Martes, 09 de Septiembre de 2025

Eugenio-Jesús de Ávila
Lunes, 14 de Octubre de 2024
COSAS DE DE LA BIEN CERCADA

Zamora, la ciudad otoño

La vida, después del lujurioso verano, se detiene a reflexionar en otoño, una estación que nunca ha sido triste. Nunca nos equivoquemos: la seriedad en el rictus no contiene jamás con la amargura o el desamparo. Estamos ahora en esa época del año en la que la poesía se expresa en las hojas que besan la tierra, en los árboles desnudos, en las nubes grises que quieren engordar el caudal de los ríos, en la paleta de colores que pintan los bosques. Después llegará el invierno, que, pese a lo que se cree, nunca fue amigo ni tampoco pariente del poético otoño, para arrancar aquella última hoja seca prendida de su querida madre, cualquier rama de árbol sin fotosíntesis, helar rostros de olmos, sauces, chopos y almendros, como el que mostraba sus pequeñas almas blancas a la Torre de la Catedral cuando se van yendo los fríos.

 

Zamora podría ser, creo que lo escribí alguna vez, la ciudad del otoño, porque su faz no es tristona, ni sus ojos reflejan melancolía, sino que traduce la seriedad de su carácter, la fuerza de su historia y el honor de Arias Gonzalo y sus hijos. El románico, verbigracia, es una arquitectura sobria, austera, nada altiva ni petulante. El casco histórico, muy dañado por la insensibilidad de generaciones pretéritas, todavía conserva severidad, un tono grave, silencio como queja, como protesta.

 

Esta tarde del ecuador del octavo mes del año, que amaneció con una caprichosa y frívola niebla, regresé a mis paseos de primavera. Comprobé que las avecillas siguen cantando sus trinos, inimitables para los instrumentos de música; el Duero apenas pasaba, como si se hubiera detenido a pasar la tarde de plática con las murallas y la Catedral, sus amigos centenarios; los árboles del parque de Baltasar Lobo mostraban hojas pintadas, sin apenas clorofila; otros, desnudos, se escondían las miradas humanas, mientras el Castillo había cerrado sus puertas, para desconsuelos de numerosos turistas, armados con sus cámaras fotográficas.

 

Bajé por la Puerta de la Lealtad.
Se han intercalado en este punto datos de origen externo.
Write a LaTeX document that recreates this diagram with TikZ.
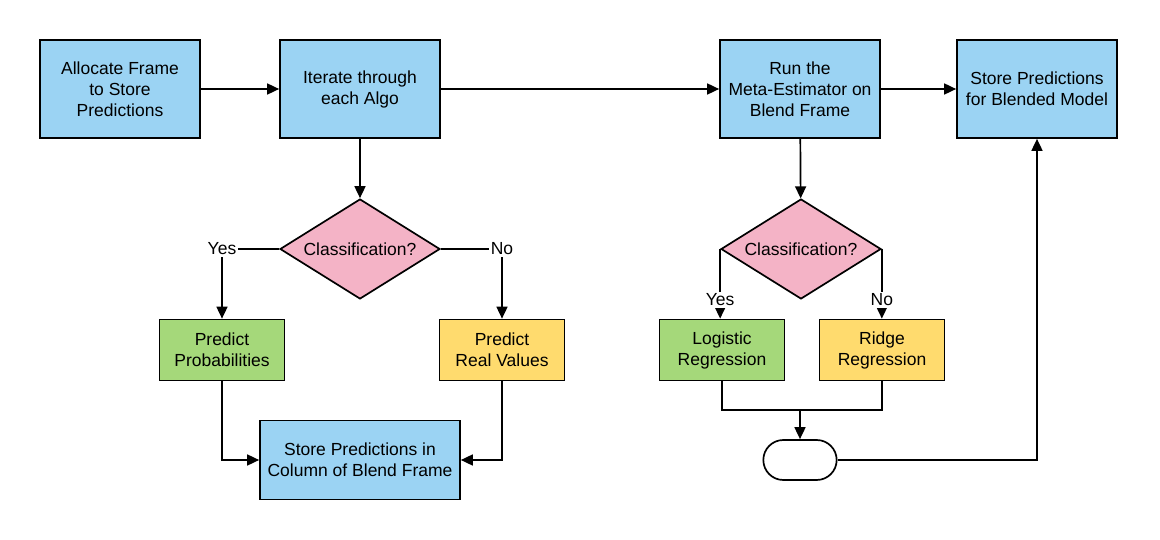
\documentclass[tikz,border=0pt]{standalone}
\usepackage{fontspec}
\setmainfont{Liberation Sans}
\usepackage{tikz}
\usetikzlibrary{positioning,arrows.meta,calc,shapes.geometric,shapes.misc}
\definecolor{ink}{HTML}{000000}
\definecolor{skyfill}{HTML}{9BD3F3}
\definecolor{pinkfill}{HTML}{F4B3C6}
\definecolor{leaf}{HTML}{A5D87A}
\definecolor{gold}{HTML}{FFDB6E}
\tikzset{
  arr/.style={-{Triangle[length=12pt,width=11pt]}, line width=1.7pt, color=ink},
  wire/.style={line width=1.7pt, color=ink},
  proc/.style={rectangle, draw=ink, fill=#1, line width=1.7pt, align=center,
    font=\fontsize{17.5}{21}\selectfont, inner sep=2pt},
  proc/.default=skyfill,
  bigbox/.style={proc=skyfill, minimum width=160pt, minimum height=98pt},
  smallbox/.style={proc=#1, minimum width=125pt, minimum height=61pt},
  ask/.style={diamond, draw=ink, fill=pinkfill, line width=1.7pt, aspect=1.6,
    minimum width=160pt, minimum height=100pt, inner sep=0pt,
    font=\fontsize{17.5}{21}\selectfont},
  term/.style={rounded rectangle, draw=ink, fill=white, line width=1.7pt,
    minimum width=80pt, minimum height=40pt},
  lbl/.style={fill=white, inner sep=2pt, font=\fontsize{17.5}{21}\selectfont},
}

\begin{document}
\begin{tikzpicture}[x=1pt,y=-1pt]
  \path[use as bounding box] (0,0) rectangle (1160,540);

  % top row
  \node[bigbox] (alloc) at (120,89) {Allocate Frame\\to Store\\Predictions};
  \node[bigbox] (iter) at (360,89) {Iterate through\\each Algo};
  \node[bigbox] (meta) at (800,89) {Run the\\Meta-Estimator on\\Blend Frame};
  \node[bigbox] (blend) at (1037,89) {Store Predictions\\for Blended Model};

  % left branch
  \node[ask] (cls) at (360,249) {Classification?};
  \node[smallbox=leaf] (prob) at (222,350) {Predict\\Probabilities};
  \node[smallbox=gold] (real) at (502,350) {Predict\\Real Values};
  \node[proc, minimum width=200pt, minimum height=79pt] (col) at (360,460)
    {Store Predictions in\\Column of Blend Frame};

  % right branch
  \node[ask] (mcls) at (801,249) {Classification?};
  \node[smallbox=leaf] (logit) at (722,350) {Logistic\\Regression};
  \node[smallbox=gold] (ridge) at (882,350) {Ridge\\Regression};
  \coordinate (mrg) at (800,410);
  \node[term] (done) at (800,460) {};

  \draw[arr] (alloc) -- (iter);
  \draw[arr] (iter) -- (meta);
  \draw[arr] (meta) -- (blend);
  \draw[arr] (iter) -- (cls);
  \draw[arr] (cls.west) -| node[lbl,pos=0.5] {Yes} (prob.north);
  \draw[arr] (cls.east) -| node[lbl,pos=0.5] {No} (real.north);
  \draw[arr] (prob.south) |- (col.west);
  \draw[arr] (real.south) |- (col.east);

  \draw[arr] (meta) -- (mcls);
  \draw[arr] (mcls.west) -- node[lbl,pos=0.73] {Yes} (mcls.west |- logit.north);
  \draw[arr] (mcls.east) -- node[lbl,pos=0.73] {No} (mcls.east |- ridge.north);
  \draw[wire] (logit.south) |- (mrg) -| (ridge.south);
  \draw[arr] (mrg) -- (done);
  \draw[arr] (done.east) -| (blend.south);
\end{tikzpicture}
\end{document}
Una vez más, comprobé que el camino que conduce al Sillón de la Reina sufre la escorrentía de las lluvias y sigo implorando por construir una escalinata de granito, que ennoblecería el acceso a ese testigo de piedra de nuestra historia medieval del Cerco de Zamora. Mi objetivo consistía en contemplar los lienzos de murallas descubiertos en la avenida de la Feria. E imaginé, mientras paseaba, en que es espacio urbano podría convertirse, cuando Guarido ejecute su plan, en el mejor bulevar de la Ciudad del Romancero. No obstante, el Ministerio de Cultura debería actuar, porque es su deber, en la restauración de los lienzos y los cubos de nuestra ciudad, porque son también patrimonio de España, no solo de esta ancianita coqueta que es Zamora.

 

Yo, después de reflexionar mientras escribía sobre mi paseo cultural y ecológico, deduje que soy un hombre otoño, porque soy serio, quizá severo; considerado y, además, no comprendo esta vida sin poesía, sin transformación interior, sin mi decadencia física, pérdida de hojas hasta mi desnudez física, y mi mortalidad. Y aprendí, como argumentaba el gran Sabater, el único gran pensador que nos queda a los librepensadores, después de que se nos fueran García-Trevijano y Escohotado, que “las personas que no cambian nunca, que pasan por la vida sin cambiar y que presumen de que piensan lo mismo que cuando tenían 18 años, en realidad no piensan, ni con 18 ni ahora. Se le metía una idea en la cabeza, como una mosca que se queda zumbando dentro, y la confunde con una idea. Pero era una mosca”.

 

Quiero, pues, que Zamora se transforme, que conserve su patrimonio monumental, su carácter, pero que, después del otoño y el invierno de 2024, se encuentre con la primavera del progreso, de la belleza, del aroma que desprenden las flores del desarrollo. Pero que nunca pierda su alma de otoño, como excelente anciana amante de la poesía.